31. Be aware of drawing your gun in close range in personal defense situations and think through how an aggressor may swat your gun or take it away.

32. A gun that has a manual safety requires one extra manipulation that needs to be practiced: flip the safety lever before you can shoot. This is simple to incorporate as part of the draw stroke, but it is important to train frequently enough that it becomes second nature even during stressful situations. Think of an analogy to the mute button on a conference call. How many times have you started talking only to realize that you forgot to un-mute yourself?

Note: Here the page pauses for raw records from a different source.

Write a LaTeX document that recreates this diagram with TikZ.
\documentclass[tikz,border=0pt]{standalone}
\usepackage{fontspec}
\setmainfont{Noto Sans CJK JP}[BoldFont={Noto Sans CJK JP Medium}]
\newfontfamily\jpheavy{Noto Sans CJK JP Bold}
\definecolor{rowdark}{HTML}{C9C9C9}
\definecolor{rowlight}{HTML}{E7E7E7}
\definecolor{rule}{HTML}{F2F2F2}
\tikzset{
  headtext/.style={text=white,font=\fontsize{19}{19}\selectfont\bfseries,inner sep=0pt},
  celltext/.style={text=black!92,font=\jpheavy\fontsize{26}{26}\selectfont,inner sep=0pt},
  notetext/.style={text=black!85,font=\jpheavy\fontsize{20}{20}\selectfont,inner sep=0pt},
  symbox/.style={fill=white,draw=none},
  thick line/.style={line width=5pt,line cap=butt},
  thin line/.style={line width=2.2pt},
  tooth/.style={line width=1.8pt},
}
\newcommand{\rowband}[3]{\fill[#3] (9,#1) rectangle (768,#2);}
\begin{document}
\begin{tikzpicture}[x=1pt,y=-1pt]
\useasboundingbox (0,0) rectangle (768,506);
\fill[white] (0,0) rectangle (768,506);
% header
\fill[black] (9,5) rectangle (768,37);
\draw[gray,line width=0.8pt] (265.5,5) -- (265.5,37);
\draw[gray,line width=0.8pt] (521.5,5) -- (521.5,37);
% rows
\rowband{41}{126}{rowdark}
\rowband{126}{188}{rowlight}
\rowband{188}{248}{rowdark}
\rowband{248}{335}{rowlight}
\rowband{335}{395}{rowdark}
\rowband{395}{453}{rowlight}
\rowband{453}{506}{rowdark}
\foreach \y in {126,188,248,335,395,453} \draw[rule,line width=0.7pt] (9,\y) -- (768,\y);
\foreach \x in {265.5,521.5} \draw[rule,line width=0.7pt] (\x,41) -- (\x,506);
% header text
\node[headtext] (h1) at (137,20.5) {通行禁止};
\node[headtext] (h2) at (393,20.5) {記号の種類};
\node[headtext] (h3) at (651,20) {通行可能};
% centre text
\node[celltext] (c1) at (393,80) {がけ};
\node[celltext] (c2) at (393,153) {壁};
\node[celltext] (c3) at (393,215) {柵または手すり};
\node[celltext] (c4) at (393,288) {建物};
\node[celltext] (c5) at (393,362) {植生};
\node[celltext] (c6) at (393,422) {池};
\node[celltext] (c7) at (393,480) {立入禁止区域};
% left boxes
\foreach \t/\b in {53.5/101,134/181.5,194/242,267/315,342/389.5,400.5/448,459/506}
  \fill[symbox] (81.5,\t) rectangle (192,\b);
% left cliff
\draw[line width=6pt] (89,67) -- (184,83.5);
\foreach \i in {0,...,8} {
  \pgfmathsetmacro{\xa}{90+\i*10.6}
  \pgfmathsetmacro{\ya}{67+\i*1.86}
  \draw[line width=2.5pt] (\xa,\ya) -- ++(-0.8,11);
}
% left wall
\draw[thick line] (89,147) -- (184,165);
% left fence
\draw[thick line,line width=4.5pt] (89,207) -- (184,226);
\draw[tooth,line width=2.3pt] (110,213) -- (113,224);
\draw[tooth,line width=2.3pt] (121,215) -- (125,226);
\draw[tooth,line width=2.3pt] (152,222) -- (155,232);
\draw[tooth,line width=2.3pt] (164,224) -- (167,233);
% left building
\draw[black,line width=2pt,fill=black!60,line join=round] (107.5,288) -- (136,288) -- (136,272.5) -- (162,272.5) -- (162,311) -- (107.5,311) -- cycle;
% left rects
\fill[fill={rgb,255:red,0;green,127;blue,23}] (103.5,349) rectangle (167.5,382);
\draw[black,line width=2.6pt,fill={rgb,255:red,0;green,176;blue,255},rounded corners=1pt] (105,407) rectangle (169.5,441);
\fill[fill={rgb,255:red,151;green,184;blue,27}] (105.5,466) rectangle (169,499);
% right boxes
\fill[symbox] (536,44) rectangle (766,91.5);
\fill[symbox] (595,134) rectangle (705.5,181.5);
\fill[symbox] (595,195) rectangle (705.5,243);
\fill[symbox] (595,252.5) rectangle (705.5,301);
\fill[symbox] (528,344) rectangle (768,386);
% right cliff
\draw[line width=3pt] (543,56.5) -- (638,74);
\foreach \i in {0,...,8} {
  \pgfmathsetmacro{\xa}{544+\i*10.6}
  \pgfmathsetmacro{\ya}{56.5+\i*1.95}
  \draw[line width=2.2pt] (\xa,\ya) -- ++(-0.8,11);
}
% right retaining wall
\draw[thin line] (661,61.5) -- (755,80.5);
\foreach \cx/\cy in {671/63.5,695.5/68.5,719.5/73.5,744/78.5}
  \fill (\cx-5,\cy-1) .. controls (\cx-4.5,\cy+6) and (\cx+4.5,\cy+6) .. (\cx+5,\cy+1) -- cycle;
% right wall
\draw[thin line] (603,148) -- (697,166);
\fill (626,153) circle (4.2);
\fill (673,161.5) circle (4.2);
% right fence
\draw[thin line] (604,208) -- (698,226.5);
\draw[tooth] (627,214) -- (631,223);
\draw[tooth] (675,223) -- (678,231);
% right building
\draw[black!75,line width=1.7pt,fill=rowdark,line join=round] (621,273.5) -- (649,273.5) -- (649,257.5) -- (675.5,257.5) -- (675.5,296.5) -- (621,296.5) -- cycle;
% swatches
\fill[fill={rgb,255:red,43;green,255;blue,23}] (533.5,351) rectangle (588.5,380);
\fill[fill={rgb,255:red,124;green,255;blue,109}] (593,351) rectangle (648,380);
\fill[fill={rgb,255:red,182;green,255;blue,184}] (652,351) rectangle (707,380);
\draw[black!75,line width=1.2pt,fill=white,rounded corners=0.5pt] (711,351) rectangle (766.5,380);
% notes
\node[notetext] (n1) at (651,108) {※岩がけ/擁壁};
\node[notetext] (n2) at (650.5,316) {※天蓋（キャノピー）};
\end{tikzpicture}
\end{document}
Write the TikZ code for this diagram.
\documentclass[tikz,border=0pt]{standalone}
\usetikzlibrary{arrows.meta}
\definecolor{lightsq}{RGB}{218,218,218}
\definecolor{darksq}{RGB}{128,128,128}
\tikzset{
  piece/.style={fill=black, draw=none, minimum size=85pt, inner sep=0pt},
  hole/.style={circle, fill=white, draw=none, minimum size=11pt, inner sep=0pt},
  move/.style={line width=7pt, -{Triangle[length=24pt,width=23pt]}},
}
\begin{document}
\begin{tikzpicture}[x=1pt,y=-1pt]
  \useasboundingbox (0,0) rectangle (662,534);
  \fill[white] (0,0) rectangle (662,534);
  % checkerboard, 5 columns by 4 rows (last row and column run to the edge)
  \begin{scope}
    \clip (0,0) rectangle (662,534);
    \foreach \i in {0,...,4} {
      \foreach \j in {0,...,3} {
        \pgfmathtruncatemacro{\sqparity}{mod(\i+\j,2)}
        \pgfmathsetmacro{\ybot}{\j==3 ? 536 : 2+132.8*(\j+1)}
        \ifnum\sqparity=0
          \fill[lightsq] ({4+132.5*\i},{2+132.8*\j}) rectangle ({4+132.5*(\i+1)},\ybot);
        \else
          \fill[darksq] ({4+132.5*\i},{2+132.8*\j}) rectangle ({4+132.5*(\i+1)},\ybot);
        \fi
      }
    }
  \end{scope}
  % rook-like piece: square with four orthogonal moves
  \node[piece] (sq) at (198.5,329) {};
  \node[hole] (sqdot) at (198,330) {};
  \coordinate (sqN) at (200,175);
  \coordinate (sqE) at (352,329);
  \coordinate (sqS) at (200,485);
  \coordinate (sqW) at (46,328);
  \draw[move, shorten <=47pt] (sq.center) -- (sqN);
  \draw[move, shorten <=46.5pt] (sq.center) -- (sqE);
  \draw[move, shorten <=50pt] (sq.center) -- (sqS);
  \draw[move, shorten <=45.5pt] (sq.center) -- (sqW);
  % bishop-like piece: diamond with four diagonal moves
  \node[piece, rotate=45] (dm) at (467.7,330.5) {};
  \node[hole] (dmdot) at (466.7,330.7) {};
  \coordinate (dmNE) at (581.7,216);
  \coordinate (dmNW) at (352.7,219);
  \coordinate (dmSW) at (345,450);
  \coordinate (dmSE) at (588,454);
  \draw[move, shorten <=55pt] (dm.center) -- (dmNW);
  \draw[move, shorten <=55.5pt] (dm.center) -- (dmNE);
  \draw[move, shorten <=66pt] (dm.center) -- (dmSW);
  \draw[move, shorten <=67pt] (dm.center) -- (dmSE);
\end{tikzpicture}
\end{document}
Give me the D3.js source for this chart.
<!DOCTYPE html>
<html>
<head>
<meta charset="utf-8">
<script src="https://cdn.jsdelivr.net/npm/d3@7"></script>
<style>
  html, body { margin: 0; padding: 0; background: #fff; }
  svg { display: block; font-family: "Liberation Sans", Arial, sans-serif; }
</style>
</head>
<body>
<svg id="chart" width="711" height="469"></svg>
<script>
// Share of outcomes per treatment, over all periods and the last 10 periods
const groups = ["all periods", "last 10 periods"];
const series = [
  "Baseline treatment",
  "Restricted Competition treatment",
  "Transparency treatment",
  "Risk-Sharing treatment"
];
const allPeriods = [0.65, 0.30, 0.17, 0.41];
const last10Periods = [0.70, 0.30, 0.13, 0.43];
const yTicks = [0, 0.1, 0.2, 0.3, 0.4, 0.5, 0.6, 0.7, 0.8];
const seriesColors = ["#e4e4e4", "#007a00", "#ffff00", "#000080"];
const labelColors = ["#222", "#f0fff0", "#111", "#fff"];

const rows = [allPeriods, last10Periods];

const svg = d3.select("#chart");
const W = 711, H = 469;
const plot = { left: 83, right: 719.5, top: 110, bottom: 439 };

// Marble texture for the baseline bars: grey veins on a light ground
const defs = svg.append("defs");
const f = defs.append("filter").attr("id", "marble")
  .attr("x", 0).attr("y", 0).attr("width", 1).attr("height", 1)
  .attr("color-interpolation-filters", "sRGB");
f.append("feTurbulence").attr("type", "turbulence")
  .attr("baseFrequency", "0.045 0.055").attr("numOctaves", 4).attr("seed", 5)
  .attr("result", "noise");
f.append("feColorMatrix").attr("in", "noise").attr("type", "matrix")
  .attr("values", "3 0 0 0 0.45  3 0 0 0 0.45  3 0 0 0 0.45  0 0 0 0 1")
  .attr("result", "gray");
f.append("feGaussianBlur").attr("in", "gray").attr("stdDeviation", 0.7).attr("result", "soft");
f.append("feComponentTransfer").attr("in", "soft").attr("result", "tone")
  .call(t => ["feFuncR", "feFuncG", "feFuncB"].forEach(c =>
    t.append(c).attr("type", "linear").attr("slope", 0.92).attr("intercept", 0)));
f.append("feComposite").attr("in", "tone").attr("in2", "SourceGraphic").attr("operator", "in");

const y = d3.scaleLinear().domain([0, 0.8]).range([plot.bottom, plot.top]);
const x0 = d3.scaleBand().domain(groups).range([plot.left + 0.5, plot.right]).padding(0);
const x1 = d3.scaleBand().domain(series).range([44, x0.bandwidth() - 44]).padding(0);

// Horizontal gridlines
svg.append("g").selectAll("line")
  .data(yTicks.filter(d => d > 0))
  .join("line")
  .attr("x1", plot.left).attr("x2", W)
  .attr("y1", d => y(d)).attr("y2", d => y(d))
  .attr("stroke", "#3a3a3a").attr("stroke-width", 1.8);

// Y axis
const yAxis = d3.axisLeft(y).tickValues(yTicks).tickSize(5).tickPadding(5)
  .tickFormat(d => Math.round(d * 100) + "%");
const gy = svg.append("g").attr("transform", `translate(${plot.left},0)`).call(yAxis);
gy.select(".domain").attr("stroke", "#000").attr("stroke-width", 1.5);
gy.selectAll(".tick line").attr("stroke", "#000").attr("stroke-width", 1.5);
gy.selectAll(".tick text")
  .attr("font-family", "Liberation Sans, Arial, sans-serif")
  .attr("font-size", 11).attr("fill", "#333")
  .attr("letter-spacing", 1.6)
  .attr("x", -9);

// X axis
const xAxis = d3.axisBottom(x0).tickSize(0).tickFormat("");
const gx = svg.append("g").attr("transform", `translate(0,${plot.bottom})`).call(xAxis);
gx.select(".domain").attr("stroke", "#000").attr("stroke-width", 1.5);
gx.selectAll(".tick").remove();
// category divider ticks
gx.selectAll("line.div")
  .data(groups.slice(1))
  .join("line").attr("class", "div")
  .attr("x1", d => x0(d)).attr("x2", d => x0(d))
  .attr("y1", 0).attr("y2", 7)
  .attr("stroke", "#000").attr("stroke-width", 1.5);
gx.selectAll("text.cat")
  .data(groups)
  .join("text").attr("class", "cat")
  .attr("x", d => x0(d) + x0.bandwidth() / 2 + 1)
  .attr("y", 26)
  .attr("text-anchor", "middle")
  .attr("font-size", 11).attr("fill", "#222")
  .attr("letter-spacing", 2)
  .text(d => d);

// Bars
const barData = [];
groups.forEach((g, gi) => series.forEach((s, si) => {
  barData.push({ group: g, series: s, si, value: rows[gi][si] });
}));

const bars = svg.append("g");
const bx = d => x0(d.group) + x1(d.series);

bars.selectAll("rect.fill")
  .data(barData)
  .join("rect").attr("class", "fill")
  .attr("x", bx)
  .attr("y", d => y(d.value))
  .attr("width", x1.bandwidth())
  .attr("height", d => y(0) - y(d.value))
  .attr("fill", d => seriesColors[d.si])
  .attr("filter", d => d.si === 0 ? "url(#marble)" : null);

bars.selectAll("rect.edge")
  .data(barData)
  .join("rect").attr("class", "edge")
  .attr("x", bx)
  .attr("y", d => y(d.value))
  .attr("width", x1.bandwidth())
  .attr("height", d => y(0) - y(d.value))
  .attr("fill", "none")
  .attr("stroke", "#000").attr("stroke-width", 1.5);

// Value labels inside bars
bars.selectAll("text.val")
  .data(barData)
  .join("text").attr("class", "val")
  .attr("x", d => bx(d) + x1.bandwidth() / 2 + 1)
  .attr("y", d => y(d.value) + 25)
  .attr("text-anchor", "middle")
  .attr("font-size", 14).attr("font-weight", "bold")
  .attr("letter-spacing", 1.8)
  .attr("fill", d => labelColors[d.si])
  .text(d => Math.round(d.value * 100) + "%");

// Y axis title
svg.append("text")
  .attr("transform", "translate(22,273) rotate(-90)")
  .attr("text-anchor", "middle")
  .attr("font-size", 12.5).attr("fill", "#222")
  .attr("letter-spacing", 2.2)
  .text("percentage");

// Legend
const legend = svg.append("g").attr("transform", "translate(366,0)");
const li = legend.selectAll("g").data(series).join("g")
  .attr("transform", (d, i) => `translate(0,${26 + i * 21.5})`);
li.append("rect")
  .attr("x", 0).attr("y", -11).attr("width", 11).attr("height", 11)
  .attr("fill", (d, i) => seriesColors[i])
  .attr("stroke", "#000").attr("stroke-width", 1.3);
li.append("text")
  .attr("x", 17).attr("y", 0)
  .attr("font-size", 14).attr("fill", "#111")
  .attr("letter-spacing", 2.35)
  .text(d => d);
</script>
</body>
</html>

If you fumble to disengage the safety you will lose critical moments in a life-or-death struggle that is decided in fractions of a second.

33. Safety is everyone's responsibility. Speak up if you see unsafe practices.

We’ll end with a few clarifying points on safety terminology:

Referring back to rule #2 on muzzle discipline, there are two common terms you should know in shooting lingo: Never flag people with your gun, never sweep people with your gun. These are both ways of describing unsafe muzzle discipline.

Negligent discharge is unintentional firing of a shot due to violation of any of the safety rules, or any other improper weapon handling.

Accidental discharge is unintentional firing of a shot that is not due to improper gun handling. It is no fault of the person, but due to mechanical failure or equipment malfunction. There is no practical risk of accidental discharge when using modern firearms that are well-maintained.

Enjoy shooting with a peace of mind that your safety knowledge stretches far beyond four basic rules.